In a career of almost sixty years, political cartoonist Clifford K. Berryman drew thousands of cartoons portraying politicians, campaigns, and elections. His witty drawings, which appeared daily in Washington D.C. newspapers from 1891 until his death in 1949, depicted every aspect of the electoral process with humor and insight. The National Archives and Records Administration with the support of the Foundation for the National Archives recently organized an exhibition of its extensive collection of Berryman's original pen and ink drawings relating to American politics. Humanities Texas will begin circulating a facsimile version of "Running for Office: Candidates, Campaigns, and the Cartoons of Clifford Berryman" as a new addition to our inventory of fifty traveling exhibitions. "Running for Office" will be available to venues beginning in January 2009. More information about this exhibition is available here.

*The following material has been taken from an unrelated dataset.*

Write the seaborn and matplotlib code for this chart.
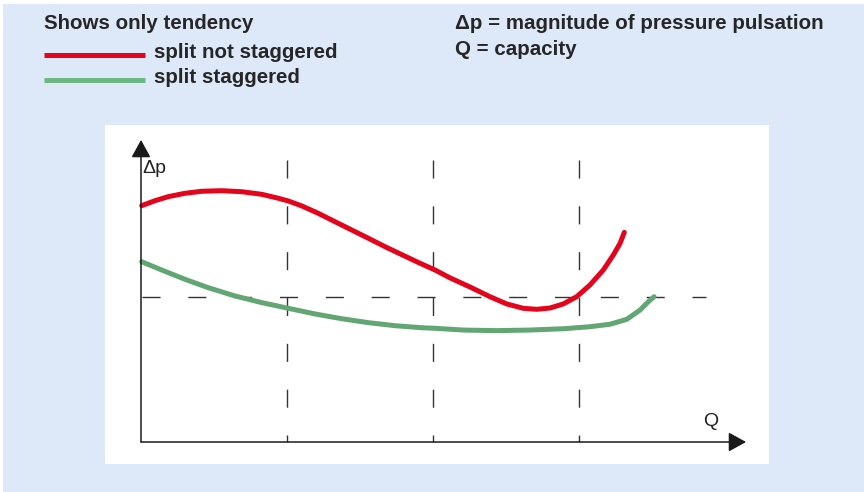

"What's the Use of Going Through with the Election?" by Clifford Berryman, October 19, 1948. U.S. Senate Collection, Center for Legislative Archives.

President Harry S. Truman, the Democratic presidential nominee in the election of 1948, was widely forecast to lose by a large margin to Republican nominee Thomas E. Dewey. This cartoon shows the prevailing public opinion of the time, just days before the election took place. Despite several polls predicting a landslide victory for Dewey, Truman won the election in one of the biggest political upsets in U.S. history.